By Staff | Sep 14, 2017

Have you ever wondered how some of our fruit ends up on our table? We have access to so many items that aren’t produced in Iowa that we give little thought to where they come from and how they got here, but if one takes a look at the life of a blueberry he may begin to understand all that goes into getting the delicious fruit from the farm to the table.

According to blueberrycouncil.org blueberries were first harvested in New Jersey only 100 years ago. In the United States 38 states grow blueberries commercially, but of those 38 only 10 states grow 98% of the U.S.’s production. These states include: California, Florida, Georgia, Indiana, Michigan, Mississippi, New Jersey, North Carolina, Oregon, and Washington. In warmer states, blueberries may be picked as early as April.

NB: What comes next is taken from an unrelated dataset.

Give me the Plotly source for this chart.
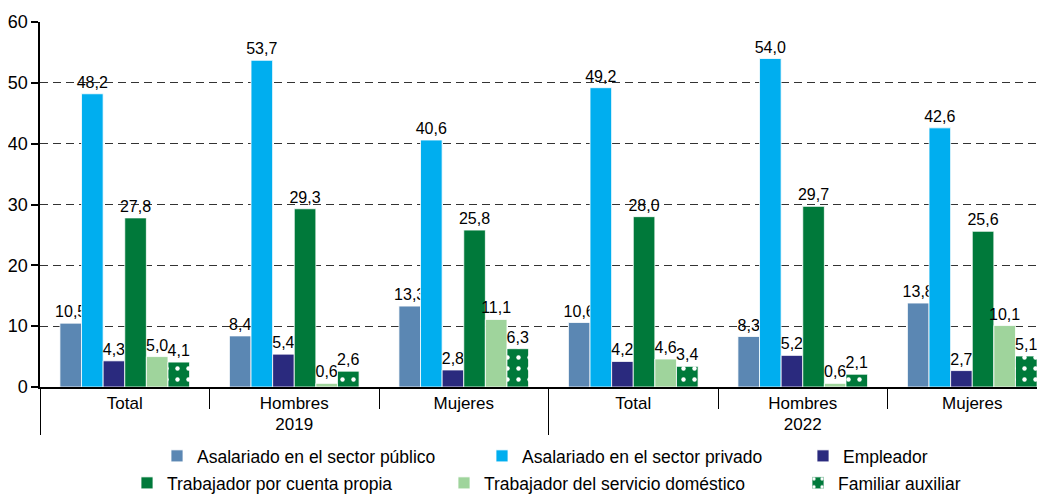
import plotly.graph_objects as go

years = ["2019", "2019", "2019", "2022", "2022", "2022"]
groups = ["Total", "Hombres", "Mujeres", "Total", "Hombres", "Mujeres"]

series_names = [
    "Asalariado en el sector público",
    "Asalariado en el sector privado",
    "Empleador",
    "Trabajador por cuenta propia",
    "Trabajador del servicio doméstico",
    "Familiar auxiliar",
]
publico = [10.5, 8.4, 13.3, 10.6, 8.3, 13.8]
privado = [48.2, 53.7, 40.6, 49.2, 54.0, 42.6]
empleador = [4.3, 5.4, 2.8, 4.2, 5.2, 2.7]
cuenta_propia = [27.8, 29.3, 25.8, 28.0, 29.7, 25.6]
domestico = [5.0, 0.6, 11.1, 4.6, 0.6, 10.1]
familiar = [4.1, 2.6, 6.3, 3.4, 2.1, 5.1]

values = [publico, privado, empleador, cuenta_propia, domestico, familiar]
colors = ["#5b87b3", "#00aeef", "#2a2a7e", "#00793a", "#9fd49c", "#00793a"]

FONT = "Liberation Sans, Arial, sans-serif"

# page offset of the figure inside the browser window (body margin)
OFF = 8
W, H = 1045 - OFF, 495 - OFF
ML, MR, MT, MB = 40 - OFF, 0, 22 - OFF, 108
pw = W - ML - MR
ph = H - MT - MB
# legend text start x and row centre y, in window pixels
leg_text_x = [197, 522, 843, 167, 484, 838]
leg_row_y = [456, 456, 456, 483, 483, 483]

fig = go.Figure()
for i, (name, vals, col) in enumerate(zip(series_names, values, colors)):
    marker = dict(color=col, line=dict(color="white", width=0.8))
    if i == 5:
        marker["pattern"] = dict(shape=".", fgcolor="white", bgcolor=col,
                                 size=11, solidity=0.13, fillmode="replace")
    lg = "legend" if i == 0 else f"legend{i + 1}"
    fig.add_trace(go.Bar(
        x=[years, groups], y=vals, name=name, marker=marker,
        texttemplate="%{y:.1f}", textposition="outside",
        textfont=dict(size=16, color="black", family=FONT),
        cliponaxis=False, constraintext="none",
        legend=lg,
    ))

legends = {}
for i in range(6):
    key = "legend" if i == 0 else f"legend{i + 1}"
    legends[key] = dict(
        orientation="h",
        x=(leg_text_x[i] - OFF - 40 - ML) / pw, xanchor="left",
        y=(ph - (leg_row_y[i] - OFF - MT)) / ph, yanchor="middle",
        font=dict(size=17.5, color="black", family=FONT),
        bgcolor="rgba(0,0,0,0)", borderwidth=0,
    )

fig.update_layout(
    width=W, height=H,
    margin=dict(l=ML, r=MR, t=MT, b=MB, pad=0, autoexpand=False),
    barmode="group", bargap=0.235, bargroupgap=0,
    separators=",.",
    plot_bgcolor="white", paper_bgcolor="white",
    font=dict(family=FONT, size=17, color="black"),
    showlegend=True,
    **legends,
)

fig.update_xaxes(
    type="multicategory",
    range=[-0.5, -0.5 + pw / 169.5],
    showline=True, linecolor="black", linewidth=1.5,
    ticks="outside", tickson="boundaries", ticklen=20, tickcolor="black", tickwidth=1,
    showdividers=True, dividercolor="black", dividerwidth=1,
    tickfont=dict(size=17, color="black", family=FONT),
    showgrid=False,
)
fig.update_yaxes(
    range=[0, 60], dtick=10,
    showline=True, linecolor="black", linewidth=1.5,
    ticks="outside", ticklen=7, tickcolor="black", tickwidth=1.5,
    tickfont=dict(size=18, color="black", family=FONT),
    showgrid=True, gridcolor="#333333", gridwidth=1, griddash="8px,5px",
    zeroline=False,
)

fig.write_html("out.html")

In cooler states, the picking season may not begin until August or September.

In the book, Hidden America From Coal Miners to Cowboys, an Extraordinary Exploration of the Unseen People Who Make This Country Work the author, Jeanne Marie Laskas, travels to Maine to stay with a group of migrant workers whose livelihood is dependent on the blueberry market.

According to this book, many of these workers are not legally living in the United States, “more than 50 percent of the migrant farmworker population is in the U.S. illegally” (Laskas 51).

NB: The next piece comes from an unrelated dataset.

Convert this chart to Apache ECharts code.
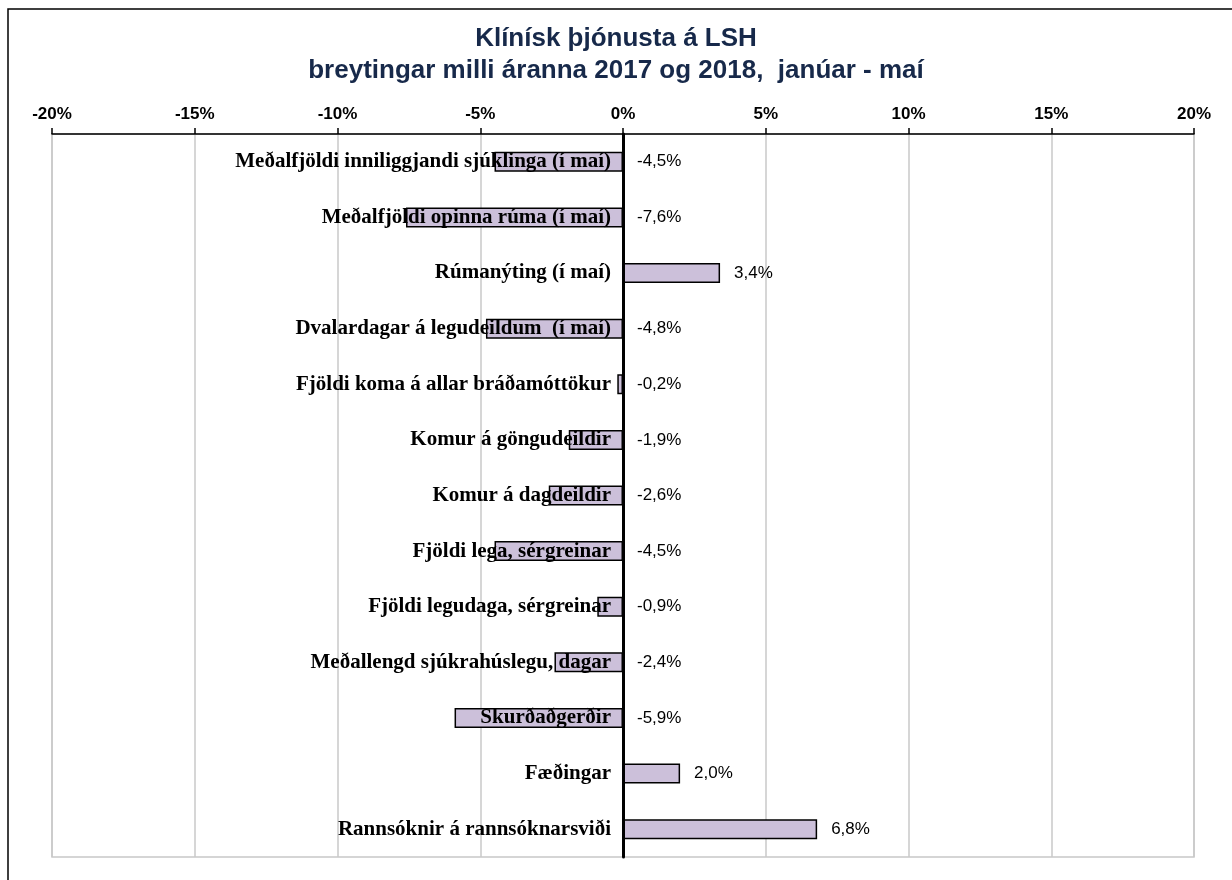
<!DOCTYPE html>
<html>
<head>
<meta charset="utf-8">
<script src="https://cdn.jsdelivr.net/npm/echarts@6/dist/echarts.min.js"></script>
<style>
html,body{margin:0;padding:0;background:#fff;}
#chart{width:1232px;height:880px;}
</style>
</head>
<body>
<div id="chart"></div>
<script>
// flokkar og breytingar i %
var categories = [
    'Meðalfjöldi inniliggjandi sjúklinga (í maí)',
    'Meðalfjöldi opinna rúma (í maí)',
    'Rúmanýting (í maí)',
    'Dvalardagar á legudeildum  (í maí)',
    'Fjöldi koma á allar bráðamóttökur',
    'Komur á göngudeildir',
    'Komur á dagdeildir',
    'Fjöldi lega, sérgreinar',
    'Fjöldi legudaga, sérgreinar',
    'Meðallengd sjúkrahúslegu, dagar',
    'Skurðaðgerðir',
    'Fæðingar',
    'Rannsóknir á rannsóknarsviði'
];
var values = [-4.5, -7.6, 3.4, -4.8, -0.2, -1.9, -2.6, -4.5, -0.9, -2.4, -5.9, 2.0, 6.8];
var ticks = [-20, -15, -10, -5, 0, 5, 10, 15, 20];

var mychart = echarts.init(document.getElementById('chart'));

// gildismerki: haegra megin vid nullinn eda enda sulu
var labeldat = [];
var namedat = [];
for (var i = 0; i < values.length; i++) {
    labeldat.push([Math.max(values[i], 0), i]);
    namedat.push([0, i]);
}

var option = {
    animation: false,
    title: {
        text: 'Klínísk þjónusta á LSH\nbreytingar milli áranna 2017 og 2018,  janúar - maí',
        left: 'center',
        top: 18,
        textStyle: {
            fontFamily: 'Liberation Sans, Arial',
            fontWeight: 'bold',
            fontSize: 26,
            lineHeight: 32,
            color: '#17294a'
        }
    },
    graphic: [{
        type: 'rect',
        shape: {x: 8, y: 9, width: 1240, height: 900},
        style: {fill: null, stroke: '#000', lineWidth: 1.5},
        silent: true
    }],
    grid: {
        left: 52,
        right: 38,
        top: 134,
        bottom: 23,
        containLabel: false,
        outerBoundsMode: 'none',
        show: true,
        borderColor: '#c8c8c8',
        borderWidth: 1.5
    },
    xAxis: {
        type: 'value',
        position: 'top',
        min: ticks[0],
        max: ticks[ticks.length - 1],
        interval: 5,
        axisLine: {show: true, lineStyle: {color: '#000', width: 1.5}},
        axisTick: {show: true, length: 6, lineStyle: {color: '#000', width: 1.5}},
        axisLabel: {
            formatter: '{value}%',
            margin: 11,
            fontFamily: 'Liberation Sans, Arial',
            fontWeight: 'bold',
            fontSize: 17,
            color: '#000'
        },
        splitLine: {show: true, lineStyle: {color: '#c8c8c8', width: 1.5}}
    },
    yAxis: {
        type: 'category',
        inverse: true,
        data: categories,
        z: 10,
        axisLine: {show: true, onZero: true, lineStyle: {color: '#000', width: 3}},
        axisTick: {show: false},
        axisLabel: {show: false},
        splitLine: {show: false}
    },
    series: [
        {
            name: 'breyting',
            type: 'bar',
            barWidth: 20,
            data: values,
            itemStyle: {color: '#ccc0da', borderColor: '#000', borderWidth: 1.5}
        },
        {
            name: 'heiti',
            type: 'scatter',
            symbolSize: 0,
            data: namedat,
            silent: true,
            z: 5,
            itemStyle: {opacity: 1},
            label: {
                show: true,
                position: 'left',
                distance: 12,
                fontFamily: 'Liberation Serif, Times New Roman',
                fontWeight: 'bold',
                fontSize: 21,
                color: '#000',
                textBorderWidth: 0,
                formatter: function (p) {
                    return categories[p.dataIndex];
                }
            }
        },
        {
            name: 'gildi',
            type: 'scatter',
            symbolSize: 0,
            data: labeldat,
            silent: true,
            z: 5,
            itemStyle: {opacity: 1},
            label: {
                show: true,
                position: 'right',
                distance: 14,
                fontFamily: 'Liberation Sans, Arial',
                fontSize: 17,
                color: '#000',
                textBorderWidth: 0,
                formatter: function (p) {
                    return values[p.dataIndex].toFixed(1).replace('.', ',') + '%';
                }
            }
        }
    ]
};

if (option && typeof option === "object") {
    mychart.setOption(option, true);
}
</script>
</body>
</html>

Machines cannot pick blueberries- it must be done by hand. A machine risks knocking blueberries that aren’t yet ripe off of the bush, only a human with eyes and the ability to discern which fruit is ready to be eaten and which needs more time on the plant is qualified to pick blueberries. A human also has the capability of being more gentle with the fragile fruit. Blueberries have thin skins that can easily rupture if handled poorly.

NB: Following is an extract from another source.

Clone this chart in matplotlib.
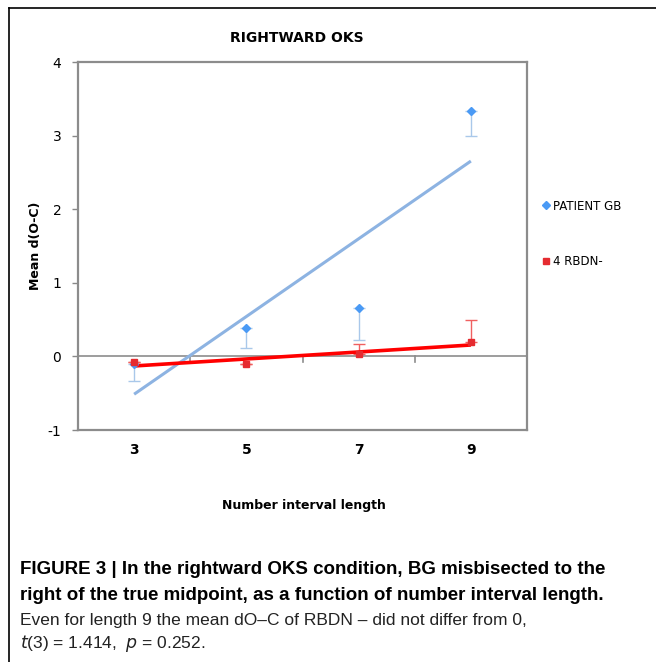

Many of these migrant workers do not have plumbing or access to healthcare. Many of their children have migrated with them to the United States for better wages. Since the families often live in tents, they only have access to a single kitchen shared by many. While some places have reputations for treating their workers poorly. Maine, on the other hand, is known to treat their workers well. The wages are considered fair and the people treat workers well despite the less than ideal living conditions.

Wages for blueberry pickers in Maine may go as high as $2.25 per box collected. A worker, on average, can fill 100 boxes. At the end of the week, a worker may earn up to $1,350 per week. “Compare that with the just $375 a week picking Georgia peaches, or $400 down in the orange groves of Florida” (Laskas 60). Often this money is wired back to families or relatives in their home countries until the workers can afford to go home.

Once blueberries are picked, they are shipped out to grocery stores around the nation so we can all enjoy the sweet, antioxidant rich berry.